Tamatem, bandora, uta… these are all names given by Arabs to the not-so-humble tomato. If the many names to the one fruit is any indication, it’s that the tomato reigns supreme in kitchens all over the Arab world. What would a good tabbouleh or fattoush salad be without tomatoes? What would a tagen (casserole) of okra look like without it’s red sauce? Is it even possible to imagine Middle Eastern cuisine without that vital ingredient?
And more importantly, why on earth am I writing about tomatoes instead of say, writing, reading, or chocolate? Have I fallen into the bottomless abyss of bloggers who have lost their focus and start to spout nonsensical and irrelevant information about whatever crosses their mind?
No. You see, the history of the tomato in the Middle East is probably one of the most interesting discoveries in my research so far.
As some of you may know, my current work-in-progress is a historical novel set in the Arab world during the Crusades. When I first started entertaining the idea of the story, I knew that I would have to do some research about the history of the Crusades. Of course I would. I obviously needed to know what happened in order to write about the time and place. So off I went, rather cheerfully, to the library and various bookstores (perfect excuse for buying books, by the way).
Most of what I was reading was political history, which is the first thing that comes to the minds of most people when they hear “history” and “research”. Some of it was fascinating, and some of it was dead boring.
The only problem was that although it was important, indeed vital, for me to be completely immersed in the historical events of that time period, it soon became clear that in order to be able to write, I would have to take my research to a new level. And this is where the story of the tomato begins.

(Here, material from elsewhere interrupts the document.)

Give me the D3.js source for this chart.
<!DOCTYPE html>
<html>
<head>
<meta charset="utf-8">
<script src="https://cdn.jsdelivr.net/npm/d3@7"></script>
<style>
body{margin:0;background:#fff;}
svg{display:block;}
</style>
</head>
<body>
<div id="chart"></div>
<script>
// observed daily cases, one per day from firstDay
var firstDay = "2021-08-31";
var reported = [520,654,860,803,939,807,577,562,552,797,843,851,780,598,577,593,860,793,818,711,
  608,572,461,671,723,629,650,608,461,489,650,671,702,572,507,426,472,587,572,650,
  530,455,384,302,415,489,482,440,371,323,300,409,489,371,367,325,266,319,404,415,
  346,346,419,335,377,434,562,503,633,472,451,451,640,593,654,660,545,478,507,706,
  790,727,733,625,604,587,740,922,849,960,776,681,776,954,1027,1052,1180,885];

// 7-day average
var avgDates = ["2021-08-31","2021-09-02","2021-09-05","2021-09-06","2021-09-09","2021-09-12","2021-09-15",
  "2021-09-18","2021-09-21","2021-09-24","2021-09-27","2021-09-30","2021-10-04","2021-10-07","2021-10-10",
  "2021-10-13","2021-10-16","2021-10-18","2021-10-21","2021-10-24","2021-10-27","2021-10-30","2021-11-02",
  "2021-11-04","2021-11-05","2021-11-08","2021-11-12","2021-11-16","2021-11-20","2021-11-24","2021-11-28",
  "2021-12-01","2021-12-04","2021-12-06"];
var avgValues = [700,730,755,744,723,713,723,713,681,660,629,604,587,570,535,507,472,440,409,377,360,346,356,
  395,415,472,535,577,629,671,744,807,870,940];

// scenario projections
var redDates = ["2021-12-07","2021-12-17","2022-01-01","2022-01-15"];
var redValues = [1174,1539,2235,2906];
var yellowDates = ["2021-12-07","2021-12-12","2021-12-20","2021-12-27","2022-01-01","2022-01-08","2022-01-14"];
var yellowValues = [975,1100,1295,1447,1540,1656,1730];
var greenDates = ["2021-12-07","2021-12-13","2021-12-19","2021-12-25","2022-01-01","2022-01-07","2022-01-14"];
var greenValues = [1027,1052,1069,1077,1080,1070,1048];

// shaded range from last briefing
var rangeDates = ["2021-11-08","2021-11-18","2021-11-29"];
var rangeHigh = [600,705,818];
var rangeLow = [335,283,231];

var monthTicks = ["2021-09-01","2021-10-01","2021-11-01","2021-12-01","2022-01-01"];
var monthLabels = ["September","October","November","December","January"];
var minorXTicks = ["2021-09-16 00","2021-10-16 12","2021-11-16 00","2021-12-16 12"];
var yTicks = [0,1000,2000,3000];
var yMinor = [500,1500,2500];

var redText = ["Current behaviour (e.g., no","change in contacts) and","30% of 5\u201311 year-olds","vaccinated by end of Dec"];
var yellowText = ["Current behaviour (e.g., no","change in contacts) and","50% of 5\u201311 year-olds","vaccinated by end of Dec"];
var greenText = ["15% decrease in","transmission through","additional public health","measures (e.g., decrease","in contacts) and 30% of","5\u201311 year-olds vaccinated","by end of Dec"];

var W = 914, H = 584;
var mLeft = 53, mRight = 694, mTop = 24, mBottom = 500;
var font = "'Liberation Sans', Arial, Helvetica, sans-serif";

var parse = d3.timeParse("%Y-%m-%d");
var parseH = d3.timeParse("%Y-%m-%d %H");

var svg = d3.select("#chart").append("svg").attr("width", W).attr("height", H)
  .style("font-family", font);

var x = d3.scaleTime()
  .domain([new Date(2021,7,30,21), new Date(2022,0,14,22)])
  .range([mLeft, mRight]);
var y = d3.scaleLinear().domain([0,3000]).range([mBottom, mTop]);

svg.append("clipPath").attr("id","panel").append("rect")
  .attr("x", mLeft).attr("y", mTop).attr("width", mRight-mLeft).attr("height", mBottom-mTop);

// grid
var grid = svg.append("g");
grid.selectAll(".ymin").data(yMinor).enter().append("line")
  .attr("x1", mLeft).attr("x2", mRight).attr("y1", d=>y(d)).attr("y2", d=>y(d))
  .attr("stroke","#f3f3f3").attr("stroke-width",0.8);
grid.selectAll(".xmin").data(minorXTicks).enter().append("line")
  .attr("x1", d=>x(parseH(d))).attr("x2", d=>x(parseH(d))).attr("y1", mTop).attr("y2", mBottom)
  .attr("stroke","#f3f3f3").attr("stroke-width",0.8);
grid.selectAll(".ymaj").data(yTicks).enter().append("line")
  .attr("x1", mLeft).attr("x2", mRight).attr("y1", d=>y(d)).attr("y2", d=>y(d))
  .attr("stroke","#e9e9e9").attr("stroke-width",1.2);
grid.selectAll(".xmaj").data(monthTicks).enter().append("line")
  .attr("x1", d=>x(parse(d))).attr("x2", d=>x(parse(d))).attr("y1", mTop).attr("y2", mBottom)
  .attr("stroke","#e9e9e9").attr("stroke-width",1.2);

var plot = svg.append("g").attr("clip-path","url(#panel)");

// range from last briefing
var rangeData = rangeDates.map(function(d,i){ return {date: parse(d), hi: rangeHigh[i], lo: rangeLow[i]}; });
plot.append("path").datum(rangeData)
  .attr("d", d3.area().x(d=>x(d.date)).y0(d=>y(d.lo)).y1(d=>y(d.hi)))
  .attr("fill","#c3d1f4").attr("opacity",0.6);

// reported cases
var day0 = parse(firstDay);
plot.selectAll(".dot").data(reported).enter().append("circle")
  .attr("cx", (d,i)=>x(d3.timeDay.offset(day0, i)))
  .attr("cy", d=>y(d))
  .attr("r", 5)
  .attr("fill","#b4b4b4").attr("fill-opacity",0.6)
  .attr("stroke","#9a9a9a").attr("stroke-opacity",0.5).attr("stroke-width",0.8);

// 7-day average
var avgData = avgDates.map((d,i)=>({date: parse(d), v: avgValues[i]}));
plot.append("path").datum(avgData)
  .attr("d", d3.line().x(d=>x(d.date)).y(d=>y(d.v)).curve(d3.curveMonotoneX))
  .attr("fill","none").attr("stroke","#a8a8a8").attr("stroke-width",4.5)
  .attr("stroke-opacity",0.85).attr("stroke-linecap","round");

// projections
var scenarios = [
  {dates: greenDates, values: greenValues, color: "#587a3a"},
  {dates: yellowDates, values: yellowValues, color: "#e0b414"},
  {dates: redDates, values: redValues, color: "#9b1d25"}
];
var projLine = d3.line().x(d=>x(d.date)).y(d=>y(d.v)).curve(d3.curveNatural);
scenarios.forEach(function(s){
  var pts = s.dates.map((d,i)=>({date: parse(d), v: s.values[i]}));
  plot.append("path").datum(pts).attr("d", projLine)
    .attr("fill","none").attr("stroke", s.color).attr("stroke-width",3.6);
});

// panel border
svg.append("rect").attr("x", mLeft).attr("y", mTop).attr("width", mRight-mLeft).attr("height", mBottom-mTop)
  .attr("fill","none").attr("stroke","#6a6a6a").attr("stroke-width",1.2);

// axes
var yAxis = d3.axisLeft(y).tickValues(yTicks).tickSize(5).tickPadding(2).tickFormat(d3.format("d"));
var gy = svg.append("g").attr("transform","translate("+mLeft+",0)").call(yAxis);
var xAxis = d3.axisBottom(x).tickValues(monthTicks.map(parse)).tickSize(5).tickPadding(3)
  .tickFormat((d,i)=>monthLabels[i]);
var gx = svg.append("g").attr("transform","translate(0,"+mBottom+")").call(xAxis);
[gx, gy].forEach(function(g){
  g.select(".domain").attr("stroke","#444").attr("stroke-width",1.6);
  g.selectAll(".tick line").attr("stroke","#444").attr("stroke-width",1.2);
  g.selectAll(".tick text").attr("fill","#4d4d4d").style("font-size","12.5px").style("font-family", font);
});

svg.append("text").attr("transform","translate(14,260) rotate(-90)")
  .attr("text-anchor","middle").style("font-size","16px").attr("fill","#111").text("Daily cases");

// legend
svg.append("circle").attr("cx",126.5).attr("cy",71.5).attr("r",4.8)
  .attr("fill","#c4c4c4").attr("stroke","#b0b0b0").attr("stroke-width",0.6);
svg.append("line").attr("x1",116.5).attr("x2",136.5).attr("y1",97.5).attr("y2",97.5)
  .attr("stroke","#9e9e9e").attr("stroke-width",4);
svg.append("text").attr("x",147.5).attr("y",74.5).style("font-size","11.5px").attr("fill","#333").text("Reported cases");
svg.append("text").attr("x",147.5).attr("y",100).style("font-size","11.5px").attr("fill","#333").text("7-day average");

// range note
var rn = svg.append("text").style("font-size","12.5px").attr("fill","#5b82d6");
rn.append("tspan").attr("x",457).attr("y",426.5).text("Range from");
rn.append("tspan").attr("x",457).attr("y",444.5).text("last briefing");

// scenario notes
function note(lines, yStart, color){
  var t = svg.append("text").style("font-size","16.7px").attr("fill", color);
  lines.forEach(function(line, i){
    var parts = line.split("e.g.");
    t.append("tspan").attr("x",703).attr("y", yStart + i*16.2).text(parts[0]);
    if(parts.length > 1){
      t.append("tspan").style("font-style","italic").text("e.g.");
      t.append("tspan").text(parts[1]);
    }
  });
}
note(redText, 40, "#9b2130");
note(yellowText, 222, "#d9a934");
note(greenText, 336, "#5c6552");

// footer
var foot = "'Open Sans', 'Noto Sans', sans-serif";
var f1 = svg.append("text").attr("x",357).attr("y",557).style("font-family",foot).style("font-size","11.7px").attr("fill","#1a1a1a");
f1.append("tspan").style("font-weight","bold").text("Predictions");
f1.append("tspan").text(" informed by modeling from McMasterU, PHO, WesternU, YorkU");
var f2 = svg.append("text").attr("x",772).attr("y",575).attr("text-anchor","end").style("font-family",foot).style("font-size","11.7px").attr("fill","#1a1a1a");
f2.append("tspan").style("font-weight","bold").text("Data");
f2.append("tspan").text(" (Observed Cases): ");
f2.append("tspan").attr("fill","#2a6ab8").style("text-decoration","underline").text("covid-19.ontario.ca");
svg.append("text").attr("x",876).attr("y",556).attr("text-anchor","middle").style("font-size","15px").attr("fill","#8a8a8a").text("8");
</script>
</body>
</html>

While I was busily taking notes on the various battles, my characters were — gosh darn them! — getting hungry. So, kind writer and renowned feeder of people that I am, I had to prepare a meal for them. I put a few battles on “hold” and off I went to read up on Arab kitchens during the Crusades. An invaluable resource I found was Lilia Zaouali’s Medieval Cuisine of the Islamic World: A Concise History with 174 Recipes.
This is what I found:
1. There were more Arabic cookbooks written before the year 1400 CE than in the rest of the world. That’s even if you added all the cookbooks written in all other languages together. Well, considering how much we still love food, it figures.
2. Moreover, the mere act of writing down recipes and compiling them was peculiar to medieval Arabs. Other people taught cooking through apprenticeship only.

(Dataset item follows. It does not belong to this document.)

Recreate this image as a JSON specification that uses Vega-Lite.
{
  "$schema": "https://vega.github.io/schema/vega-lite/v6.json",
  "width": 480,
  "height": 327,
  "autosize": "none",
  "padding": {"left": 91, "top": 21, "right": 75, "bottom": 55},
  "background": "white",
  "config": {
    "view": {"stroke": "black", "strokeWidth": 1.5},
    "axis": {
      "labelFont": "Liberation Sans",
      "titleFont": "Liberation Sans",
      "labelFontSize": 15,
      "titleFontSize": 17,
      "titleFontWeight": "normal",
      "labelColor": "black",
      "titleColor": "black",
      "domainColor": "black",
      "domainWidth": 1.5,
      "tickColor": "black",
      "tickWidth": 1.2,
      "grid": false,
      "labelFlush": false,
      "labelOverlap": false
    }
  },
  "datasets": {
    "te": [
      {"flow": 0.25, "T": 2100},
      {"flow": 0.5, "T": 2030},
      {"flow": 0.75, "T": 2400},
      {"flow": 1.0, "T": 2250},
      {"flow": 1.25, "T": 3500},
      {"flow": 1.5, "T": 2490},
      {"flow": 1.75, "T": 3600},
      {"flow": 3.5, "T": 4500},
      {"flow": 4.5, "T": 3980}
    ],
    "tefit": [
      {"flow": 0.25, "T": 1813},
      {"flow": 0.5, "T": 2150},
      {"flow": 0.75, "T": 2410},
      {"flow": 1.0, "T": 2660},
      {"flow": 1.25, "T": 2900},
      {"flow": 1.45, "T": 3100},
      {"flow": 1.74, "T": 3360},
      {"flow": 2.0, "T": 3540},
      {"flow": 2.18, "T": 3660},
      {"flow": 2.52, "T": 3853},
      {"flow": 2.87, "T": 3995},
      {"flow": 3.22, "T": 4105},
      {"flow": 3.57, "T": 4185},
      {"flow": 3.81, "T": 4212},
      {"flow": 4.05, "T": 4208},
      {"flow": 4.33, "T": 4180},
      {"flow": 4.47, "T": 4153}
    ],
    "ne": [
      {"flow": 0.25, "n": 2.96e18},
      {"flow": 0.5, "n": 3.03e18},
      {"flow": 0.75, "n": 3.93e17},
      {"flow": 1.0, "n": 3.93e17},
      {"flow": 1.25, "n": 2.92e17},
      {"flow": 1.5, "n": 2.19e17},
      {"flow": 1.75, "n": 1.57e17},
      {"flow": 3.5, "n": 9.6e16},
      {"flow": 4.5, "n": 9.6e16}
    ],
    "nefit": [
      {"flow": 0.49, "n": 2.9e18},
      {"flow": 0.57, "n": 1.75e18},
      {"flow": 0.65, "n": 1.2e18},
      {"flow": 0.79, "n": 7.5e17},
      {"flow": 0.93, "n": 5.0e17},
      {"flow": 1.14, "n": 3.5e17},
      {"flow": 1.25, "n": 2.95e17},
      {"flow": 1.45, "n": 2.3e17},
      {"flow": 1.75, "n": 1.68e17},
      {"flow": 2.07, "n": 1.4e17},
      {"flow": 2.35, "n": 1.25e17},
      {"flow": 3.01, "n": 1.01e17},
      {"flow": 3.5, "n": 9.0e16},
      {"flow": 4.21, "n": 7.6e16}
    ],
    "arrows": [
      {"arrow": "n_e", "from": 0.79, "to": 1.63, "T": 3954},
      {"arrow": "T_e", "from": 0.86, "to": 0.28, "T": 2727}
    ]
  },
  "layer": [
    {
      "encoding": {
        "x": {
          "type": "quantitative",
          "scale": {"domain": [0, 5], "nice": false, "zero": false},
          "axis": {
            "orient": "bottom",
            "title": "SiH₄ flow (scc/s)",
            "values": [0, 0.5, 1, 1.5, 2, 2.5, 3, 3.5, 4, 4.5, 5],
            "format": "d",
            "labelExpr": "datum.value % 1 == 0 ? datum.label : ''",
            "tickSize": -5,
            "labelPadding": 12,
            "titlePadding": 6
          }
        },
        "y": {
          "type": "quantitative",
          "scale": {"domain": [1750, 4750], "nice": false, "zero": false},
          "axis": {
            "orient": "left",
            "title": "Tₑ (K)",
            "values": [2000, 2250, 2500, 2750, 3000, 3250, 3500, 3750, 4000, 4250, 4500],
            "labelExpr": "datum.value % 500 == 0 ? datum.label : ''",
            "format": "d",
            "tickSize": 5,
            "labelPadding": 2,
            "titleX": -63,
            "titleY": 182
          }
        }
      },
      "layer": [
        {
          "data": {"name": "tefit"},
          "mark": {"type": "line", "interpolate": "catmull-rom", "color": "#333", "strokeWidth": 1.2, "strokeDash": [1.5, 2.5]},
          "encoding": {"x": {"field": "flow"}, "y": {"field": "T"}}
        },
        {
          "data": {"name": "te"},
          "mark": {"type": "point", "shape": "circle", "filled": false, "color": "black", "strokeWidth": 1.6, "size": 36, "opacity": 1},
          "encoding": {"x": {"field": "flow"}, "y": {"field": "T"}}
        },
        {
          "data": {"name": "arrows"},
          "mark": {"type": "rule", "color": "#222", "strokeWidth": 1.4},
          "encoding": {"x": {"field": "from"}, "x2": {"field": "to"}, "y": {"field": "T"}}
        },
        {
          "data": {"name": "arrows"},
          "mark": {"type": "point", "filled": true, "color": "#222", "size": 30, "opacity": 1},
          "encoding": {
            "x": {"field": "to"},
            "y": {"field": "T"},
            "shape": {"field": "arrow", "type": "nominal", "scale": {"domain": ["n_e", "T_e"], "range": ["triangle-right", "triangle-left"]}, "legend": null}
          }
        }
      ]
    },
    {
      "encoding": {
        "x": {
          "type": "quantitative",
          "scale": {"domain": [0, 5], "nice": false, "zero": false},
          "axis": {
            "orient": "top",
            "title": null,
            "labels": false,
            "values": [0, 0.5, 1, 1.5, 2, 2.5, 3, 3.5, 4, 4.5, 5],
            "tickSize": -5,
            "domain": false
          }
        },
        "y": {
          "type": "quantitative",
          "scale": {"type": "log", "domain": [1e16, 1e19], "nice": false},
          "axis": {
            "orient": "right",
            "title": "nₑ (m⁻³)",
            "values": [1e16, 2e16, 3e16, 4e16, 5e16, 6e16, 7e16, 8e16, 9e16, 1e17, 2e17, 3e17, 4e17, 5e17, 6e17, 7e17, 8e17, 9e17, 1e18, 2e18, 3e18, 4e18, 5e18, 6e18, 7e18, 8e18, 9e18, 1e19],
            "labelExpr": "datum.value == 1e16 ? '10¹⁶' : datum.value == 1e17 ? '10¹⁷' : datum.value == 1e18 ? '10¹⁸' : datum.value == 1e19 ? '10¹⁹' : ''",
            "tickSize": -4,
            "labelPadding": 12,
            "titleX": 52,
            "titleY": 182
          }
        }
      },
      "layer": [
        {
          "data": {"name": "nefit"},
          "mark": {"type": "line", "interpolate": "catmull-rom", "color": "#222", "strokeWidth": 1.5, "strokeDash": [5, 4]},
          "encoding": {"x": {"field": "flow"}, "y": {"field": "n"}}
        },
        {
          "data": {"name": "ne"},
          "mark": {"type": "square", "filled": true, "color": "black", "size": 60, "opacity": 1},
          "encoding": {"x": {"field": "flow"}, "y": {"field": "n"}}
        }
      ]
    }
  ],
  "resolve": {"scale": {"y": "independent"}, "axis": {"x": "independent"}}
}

3. The oldest surviving Arabic cookbook — which does not necessarily mean it is the oldest Arabic cookbook — is called Kitab al-tabikh, or “The Book of Cooking”. It was compiled in the tenth century by Ibn Sayyar al-Warraq, and contains recipes from the courts of eighth and ninth century caliphs.
4. The private physicians of the caliphs had actually recommended certain dishes as being healthy, and this is one of the reasons the Arab world fell in love with the idea of cookbooks. In the eleventh century, a Baghdad physician called Ibn Jazla wrote Minhaj al-bayan fi ma yastaamiluhu al-insan, or very roughly “A declaration of clarification to things used by humans”, a book in which he explained the health benefits of different herbs, plants, and foods, and wrote down a few dozen recipes in detail. The recipes in his book soon became “bestselling” recipes, copied into other cookbooks, and even translated into Latin and German in the fourteenth century.
5. The Arabs were very open to trying out new cuisines, and borrowed and developed recipes from Persia, different regions in the Arab world (after all, it does extend from the Atlantic to the Indian Ocean), and sometimes from Europe. But in places where Europeans and Arabs were in constant contact, such as Andalusia and the Middle East during the Crusades, it was more often the Europeans who borrowed from the Arabs.
6. Finally, to get to the poor tomato. Alas, it did not exist in the Middle East at the time of the Crusades. The tomato, which originated in South America, was “discovered” by the Spanish in the fifteenth or sixteenth centuries. So what did the Arabs use instead? Fruits and flowers. Instead of stewing vegetables and meats in tomato juice, the Arabs used fruits such as pomegranates, quinces, grapes, apples, or plums.
So, while on this Eid holiday I’ll be enjoying oven-roasted stuffed tomatoes for lunch, the characters in my novel will feast on chicken with Seville oranges. Or perhaps some beef with rosebuds.
But of course, like any good writer, for the sake of authenticity, I’ll have to try out some of those medieval recipes, won’t I?